Il "ponte" rende più produttivi
In Germania si applica già il modello Google: qualità, non quantità
C’è l’antico approccio calvinista – rigore, costanza, duro lavoro e poca vacanza – e poi c’è il più controverso approccio Google – relax, clima aziendale sereno, frullati di verdura, pochi giorni lavorativi ma intensi e produttivi. In Europa, dove la vecchia scuola si preferisce sempre alla nuova, il primo approccio è considerato alla base del successo economico germano-scandinavo. Il secondo, invece, andrà pur per la maggiore nella Silicon Valley dei nuovi tecno-yuppies, ma da noi non può funzionare. Questo è ciò che si crede. Secondo molti, invece, funziona già. Enrico Marro, ieri, sul Corriere della Sera s’interrogava se questo 2017 ricco di ponti e giorni festivi non possa essere dannoso per la flebile produttività industriale italiana, che il Def da poco approvato dal governo prevede in crescita dell’1,1 per cento. Eppure dati Ocse alla mano, udite udite, in Europa il paese in cui si lavora di meno è la Germania, con tassi di produttività da record.

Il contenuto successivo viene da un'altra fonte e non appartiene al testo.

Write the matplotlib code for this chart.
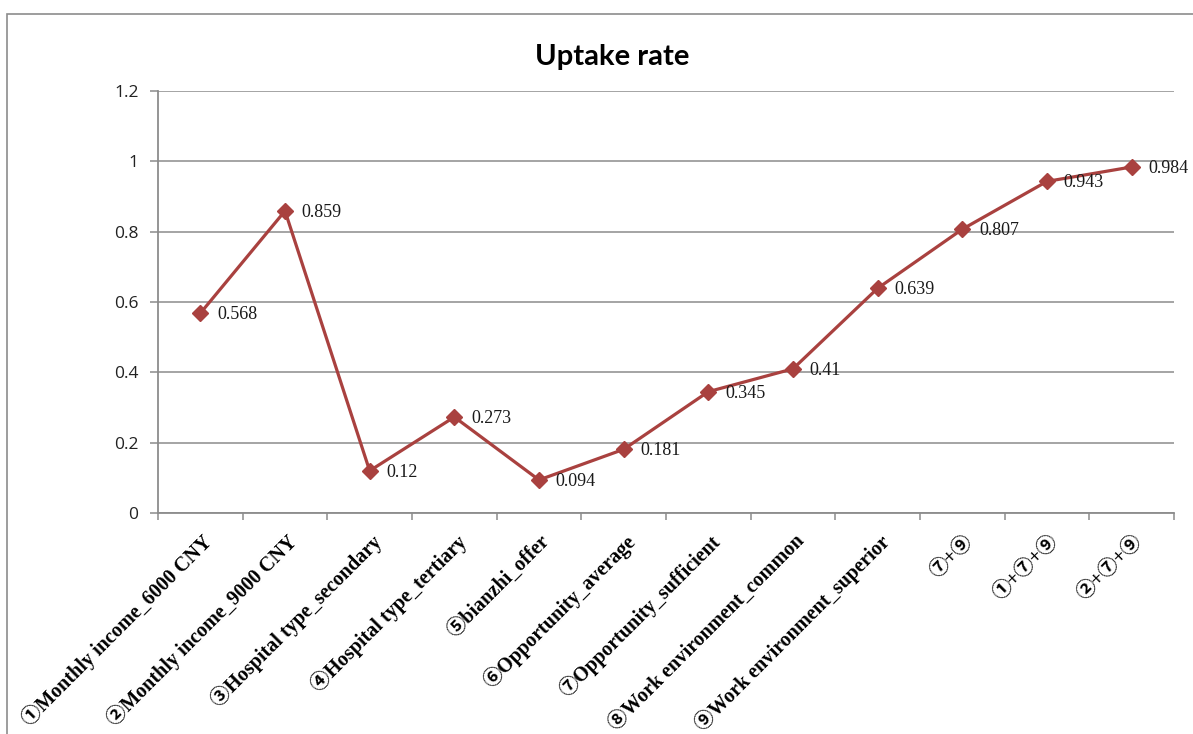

Seguono Olanda, Norvegia e Danimarca. Grecia e Italia hanno il maggior numero di ore lavorate dell’Ue. E la produttività più bassa. Un recente esperimento del governo svedese, che per un anno ha ridotto l’orario di lavoro a 68 infermiere in una casa di riposo, ha dimostrato che lavorare di meno riduce lo stress, aumentando di converso la concentrazione e la produttività del lavoratore, dunque delle aziende. In generale, secondo uno studio dell’Università di Stanford, la correlazione tra produttività e lunghezza dell’orario di lavoro sarebbe piuttosto debole. La pensa così anche Andrea Goldstein di Nomisma. Parlando col Foglio dice che è una questione qualitativa, prima che quantitativa. Ma non si biasimino i “ponti” se l’Italia cresce poco: sono tutte scuse.